Forward pass of Grouped Query Attention.

  • Parameters:
  • x (torch.Tensor) – Input tensor of shape [batch, seq_len, embed_dim].
  • mask (torch.Tensor , optional) – Attention mask of shape [batch, 1, seq_len, seq_len] or [batch, seq_len, seq_len]. Defaults to None.
  • Returns: Output tensor of shape [batch, seq_len, embed_dim].
  • Return type: torch.Tensor

class olm.nn.attention.gqa.Linear(*args: Any, **kwargs: Any)

Bases: Linear

forward(x)

class olm.nn.attention.gqa.RMSNorm(*args: Any, **kwargs: Any)

Bases: NormBase

RMSNorm (Root Mean Square Layer Normalization) layer.

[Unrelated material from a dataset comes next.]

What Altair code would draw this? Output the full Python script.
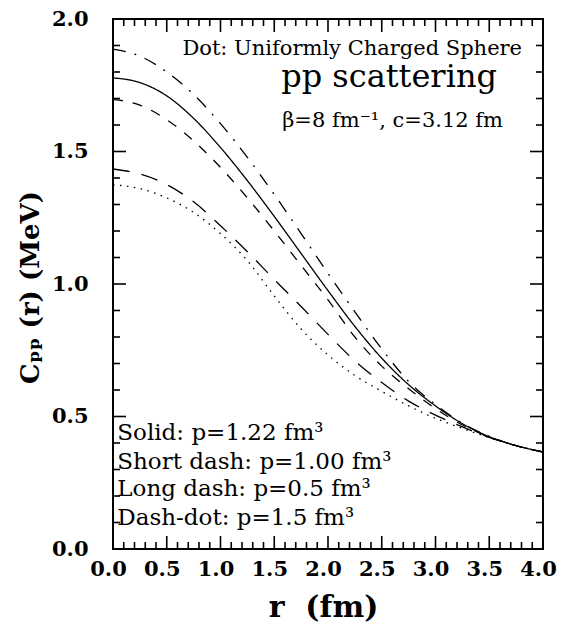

Implements RMSNorm as described in “Root Mean Square Layer Normalization” (https://arxiv.org/abs/1910.07467). A simplified version of LayerNorm that scales invariance properties.

  • Parameters:
  • d_model (int) – The dimension of the model to normalize.
  • eps (float , optional) – Small constant for numerical stability. Defaults to 1e-5.
  • device (torch.device , optional) – Target device.
  • dtype (torch.dtype , optional) – Target data type.

weight

Learnable scale parameter.

  • Type: nn.Parameter

forward(x: torch.Tensor) → torch.Tensor

Forward pass of RMSNorm.

  • Parameters: x (torch.Tensor) – Input tensor of shape (batch_size, sequence_length, d_model).
  • Returns: Normalized output tensor of the same shape.
  • Return type: torch.Tensor

class olm.nn.attention.gqa.RotaryPositionalEmbedding(*args: Any, **kwargs: Any)

Bases: PositionalEmbeddingBase

Rotary Positional Embedding (RoPE) as described in “RoFormer: Enhanced Transformer with Rotary Position Embedding” (arXiv 2104.09864).

This module precomputes sin/cos rotation frequencies for a given head‐dim, and then applies to query/key representations via interleaving real/imag parts (or equivalently pairs of dims).

forward(x: torch.Tensor, seq_positions: torch.LongTensor | None = None) → torch.Tensor

Apply rotary positional embedding to input tensor x.

  • Parameters:
  • x – shape (batch_size, seq_len, num_heads, head_dim)
  • seq_positions – optional tensor of shape (batch_size, seq_len) with position indices. If None, assumes positions are 0..seq_len-1 for each batch.
  • Returns: Tensor of same shape as x, with RoPE applied.